Excerpts from last spring’s Purity Pact show
In some ways, it does seem as if more women are emboldened to try their hand at comedy, including at Bowdoin. This spring Callye Bolster ’19 launched an all-female comedy group on campus. A Shakespeare spoof written and performed by Maggie Seymour ’16 and Olivia Atwood ’17, which they developed while students at Bowdoin, is earning glowing reviews in its current run in New York City.
De Bruijn said her honor’s thesis will look at questions such as how marginal identity markers — like race, gender, sexuality, and ethnicity — get performed on stage; who gets to make fun of who and what, where and when; and any differences, if they exist, between women’s comedy (where women are the target audience) and feminist comedy, which is any comedy that “makes a critique of, lampoons, or subverts patriarchal, hegemonic power structures,” according to de Bruijn.
And while she’s quick to note that her project is still early in the planning stage, she is considering writing a senior show based on a made-up character she describes as “a feminist performance artist, an ultra-alternative theater type.” This woman would be a conglomeration of all the personalities she’s met growing up as a theater kid and at the Stella Adler Studio of Acting in New York City, where she did a 10-week conservatory program last summer. “My idea is to parody that character through the show. The show itself would be presented as this character’s latest work,” she said.
In doing this, she will of course try to be funny, but she’ll also be critiquing her own relationship to “white feminism and white liberalism.” She said there’s something “ripe for parody” about a white woman from Connecticut (de Bruijn grew up in Westport, Conn.) who thinks she can be the “voice of third-wave intersectional feminism.”
While it might strike a few people outside of the comedy world as a bit incongruous to combine serious academic research with putting on a funny and entertaining show, as de Bruijn is planning to do, she said the two pursuits actually go well together.
Besides reading a lot of history and theory, she’s been watching three to four hours of comedy a day, all the while writing her own material. “I’ve always been into comedy and watched comedy but didn’t have the historical grounding or context that I’m getting now, and that has been interesting and super helpful for me as a performer,” she said.
“It is a science, and the more you do it, the more you’re able to knock down what that formula is that makes it work,” she said. “Before you see a joke told, it has probably been told 200 times and has gone through 200 iterations. There’s been a 20-word version, an 18-word version, a 15-word version. You have to get the writing done perfectly, figure out which timing works, which vocal inflection, what posture to have, what movements you’re doing.”
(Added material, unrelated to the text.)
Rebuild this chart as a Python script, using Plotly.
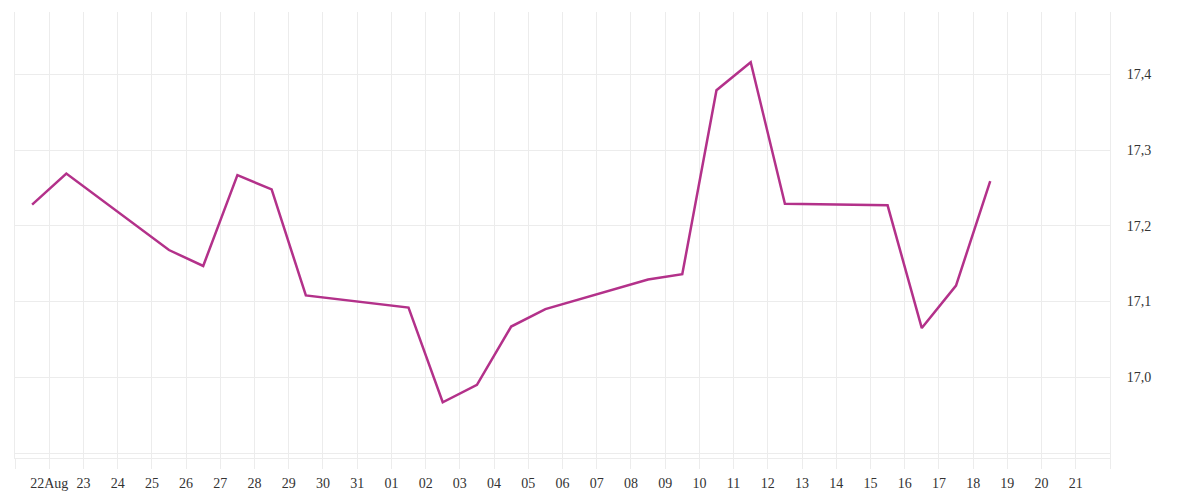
import pandas as pd
import plotly.graph_objects as go

# daily values (one point per trading day, drawn at midday)
dates = ["2025-08-21", "2025-08-22", "2025-08-25", "2025-08-26", "2025-08-27",
         "2025-08-28", "2025-08-29", "2025-09-01", "2025-09-02", "2025-09-03",
         "2025-09-04", "2025-09-05", "2025-09-08", "2025-09-09", "2025-09-10",
         "2025-09-11", "2025-09-12", "2025-09-15", "2025-09-16", "2025-09-17",
         "2025-09-18"]
values = [17.228, 17.269, 17.168, 17.147, 17.267,
          17.248, 17.108, 17.092, 16.967, 16.990,
          17.067, 17.090, 17.129, 17.136, 17.379,
          17.416, 17.229, 17.227, 17.065, 17.121,
          17.259]

tick_days = pd.date_range("2025-08-21", "2025-09-22", freq="D")
tick_labels = ["" if d in (tick_days[0], tick_days[-1])
               else (d.strftime("%d") + ("Aug" if d.day == 22 else ""))
               for d in tick_days]

x = pd.to_datetime(dates) + pd.Timedelta(hours=12)

grid = "#ececec"

fig = go.Figure(go.Scatter(
    x=x, y=values, mode="lines",
    line=dict(color="#b3318a", width=2.5),
))

# page body adds an 8px offset, so margins are shifted to compensate
fig.update_layout(
    width=1200, height=500,
    margin=dict(l=7, r=98, t=4, b=50),
    paper_bgcolor="white", plot_bgcolor="white",
    showlegend=False,
    separators=", ",
    font=dict(family="Liberation Serif", size=14, color="#333"),
)
fig.update_xaxes(
    type="date",
    range=[tick_days[0], tick_days[-1]],
    tickmode="array", tickvals=tick_days, ticktext=tick_labels,
    showgrid=True, gridcolor=grid, gridwidth=1,
    ticks="outside", ticklen=10, tickcolor=grid,
    ticklabelstandoff=2,
    showline=True, linecolor=grid, linewidth=1,
    zeroline=False, automargin=False,
)
fig.update_yaxes(
    side="right",
    range=[16.8934, 17.4823],
    tickvals=[16.9, 17.0, 17.1, 17.2, 17.3, 17.4],
    ticktext=["", "17,0", "17,1", "17,2", "17,3", "17,4"],
    showgrid=True, gridcolor=grid, gridwidth=1,
    ticks="", ticklabelstandoff=13,
    showline=True, mirror=True, linecolor=grid, linewidth=1,
    zeroline=False, automargin=False,
)

fig.write_html("out.html")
Indeed, she’s analyzing comedy so minutely, she says it’s hard to make her laugh much these days. Still, she does continue to get a kick out of her own mishaps. She recounted a story in which, for the second time in her life, a random man has recently followed her down a city street, ripping pieces of bread from a loaf to throw at her. Yes, weird, and definitely creepy. Also — good material.
“I think, ‘Oh great, this is amazing, this is a gold mine,” she said. “So, what, you’re not going to give me a side of olive oil and vinegar, too?” she riffed, before adding: “That is the only way I know how to see the world. Every obstacle or hardship you have, you know you have a way of spinning it that is going to make other people laugh. Which is a very special thing.”